Following up on Wednesday’s post on blogger relations and blog advertising, Justin Abbott from Blogads itself has written in with more about designing effective blog advertising campaigns.
One of our advertisers, Brian Clark, wrote an awesome (illustrated!) article with a lot of best/worst practices: How to Write a Killer BlogAd
He pretty much nailed it on the head. For success in the blogosphere, you need to engage with your readers, not shout at them. Great ads pull people in with a clear, funky image, and text that is intriguing and includes lots of links. More links = more opportunity to click. A political candidate should be searching her name on Technorati.com and using the ad to link to posts that talk about her and her issues. A cause should find like-minded bloggers and pull them into the conversation by linking to them. It adds a lot of credibility amongst blog readers. And most importantly, EXPERIMENT! You can login and change your ad 24/7, so use it to respond to breaking news or revise your image to keep the ad looking fresh.
My nightmare is an advertiser who chooses one blog for three months, puts up one image sans text, and then leaves it there for three months. They may as well be buying a billboard on the highway to nowhere.
We feature a lot of the best & worst ads that we see on our examples page, which is a good place for new advertisers to go when they’re trying to get some visual stimulation and see what these ads are all about, and what they should and shouldn’t do.

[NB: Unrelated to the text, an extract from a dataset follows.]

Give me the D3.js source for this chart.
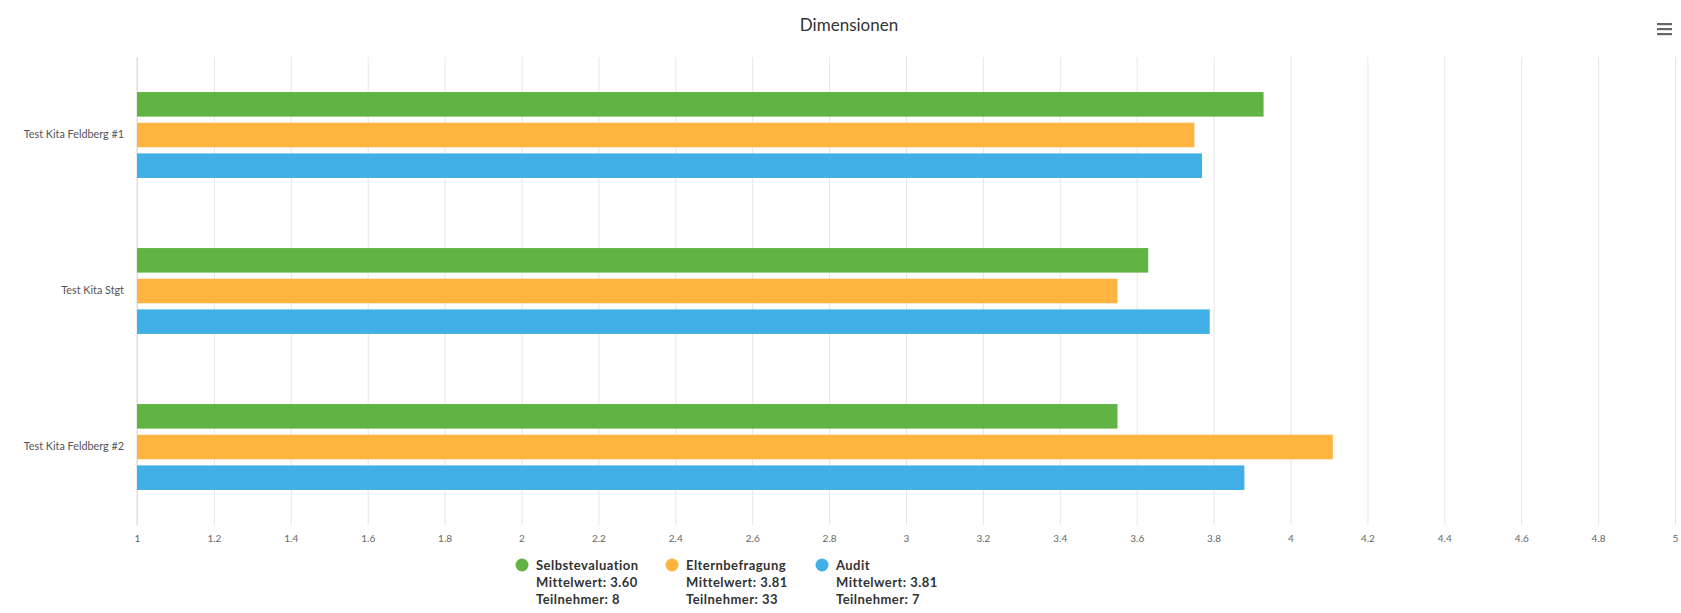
<!DOCTYPE html>
<html>
<head>
<meta charset="utf-8">
<script src="https://cdn.jsdelivr.net/npm/d3@7"></script>
<style>
  body { margin: 0; background: #fff; }
  text { font-family: Lato, "Open Sans", sans-serif; }
</style>
</head>
<body>
<div class="chart"></div>
<script>
// Data
var categories = ["Test Kita Feldberg #1", "Test Kita Stgt", "Test Kita Feldberg #2"];
var seriesNames = ["Selbstevaluation", "Elternbefragung", "Audit"];
var selbstevaluation = [3.93, 3.63, 3.55];
var elternbefragung = [3.75, 3.55, 4.11];
var audit = [3.77, 3.79, 3.88];
var seriesMeans = ["3.60", "3.81", "3.81"];
var seriesParticipants = [8, 33, 7];
var xTicks = [1, 1.2, 1.4, 1.6, 1.8, 2, 2.2, 2.4, 2.6, 2.8, 3, 3.2, 3.4, 3.6, 3.8, 4, 4.2, 4.4, 4.6, 4.8, 5];
var colors = ["#60b444", "#fdb53f", "#41b0e6"];

var W = 1681, H = 613;
var margin = {top: 57, right: 6, bottom: 88, left: 137};
var width = W - margin.left - margin.right,
    height = H - margin.top - margin.bottom;

var values = [selbstevaluation, elternbefragung, audit];
var rows = [];
categories.forEach(function(c, i) {
    seriesNames.forEach(function(s, j) {
        rows.push({cat: c, series: s, value: values[j][i], idx: j});
    });
});

var svg = d3.select(".chart").append("svg")
    .attr("width", W)
    .attr("height", H)
    .style("background-color", "#fff");

// title
svg.append("text")
    .attr("x", 849)
    .attr("y", 31)
    .attr("text-anchor", "middle")
    .style("font-size", "17px")
    .style("fill", "#333")
    .text("Dimensionen");

// menu icon
var menu = svg.append("g").attr("transform", "translate(1657,24)");
[0, 5, 10].forEach(function(dy) {
    menu.append("rect")
        .attr("x", 0).attr("y", dy - 1)
        .attr("width", 15).attr("height", 2.2)
        .attr("fill", "#666");
});

var g = svg.append("g")
    .attr("transform", "translate(" + margin.left + "," + margin.top + ")");

// scales
var xScale = d3.scaleLinear().domain([1, 5]).range([0, width]);
var yScale = d3.scaleBand().domain(categories).range([0, height]).padding(0);
var band = yScale.bandwidth();
var ySub = d3.scaleBand().domain(seriesNames)
    .range([band * 0.205, band * 0.795])
    .paddingInner(0.2).paddingOuter(0.1);

// grid + x axis
var xaxis = d3.axisBottom(xScale)
    .tickValues(xTicks)
    .tickSize(-height)
    .tickPadding(10)
    .tickFormat(d3.format("~g"));

var xg = g.append("g")
    .attr("transform", "translate(0," + height + ")")
    .call(xaxis);
xg.select(".domain").remove();
xg.selectAll("line").attr("stroke", "#e6e6e6");
xg.selectAll("text")
    .style("font-size", "10px")
    .style("fill", "#666");

// category labels
var yaxis = d3.axisLeft(yScale).tickSize(0).tickPadding(13);
var yg = g.append("g").call(yaxis);
yg.select(".domain").remove();
yg.selectAll("text")
    .style("font-size", "10.8px")
    .style("fill", "#555");

// left axis line
g.append("line")
    .attr("x1", 0).attr("x2", 0)
    .attr("y1", 0).attr("y2", height)
    .attr("stroke", "#dcdcdc");

// bars
g.append("g")
    .selectAll("rect")
    .data(rows)
    .enter()
    .append("rect")
        .attr("x", xScale(1))
        .attr("y", function(d) { return yScale(d.cat) + ySub(d.series); })
        .attr("width", function(d) { return xScale(d.value) - xScale(1); })
        .attr("height", ySub.bandwidth())
        .attr("fill", function(d) { return colors[d.idx]; });

// legend
var legend = svg.append("g").attr("transform", "translate(515,565)");
var items = legend.selectAll("g")
    .data(seriesNames)
    .enter()
    .append("g")
    .attr("transform", function(d, i) { return "translate(" + (i * 150) + ",0)"; });

items.append("circle")
    .attr("cx", 7).attr("cy", 0).attr("r", 6.5)
    .attr("fill", function(d, i) { return colors[i]; });

items.each(function(d, i) {
    var lines = [d, "Mittelwert: " + seriesMeans[i], "Teilnehmer: " + seriesParticipants[i]];
    d3.select(this).selectAll("text")
        .data(lines)
        .enter()
        .append("text")
        .attr("x", 21)
        .attr("y", function(t, k) { return 5 + k * 17; })
        .style("font-size", "13px")
        .style("font-weight", "bold")
        .style("letter-spacing", "0.45px")
        .style("fill", "#333")
        .text(function(t) { return t; });
});
</script>
</body>
</html>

After spending the last hour looking through the majority of the progressive/lefty political sites in the blogads network, I was surprised at how few different issue and campaign advertisements I saw. Even on state-specific political blogs, which were usually quite cheap and obviously well targeted at politically minded folks in their area, there were very few local/state candidate ads. Many of the larger national sites had a Phil Angelides ad and one from Tammy Duckworth, but that was generally it. I also saw a few advocacy campaigns, but not as many different ones as I remember seeing a year ago. Have blog ads not panned out for political operations, are they missing an opportunity, is my memory faulty, or did I pick an off week for campaign advertising?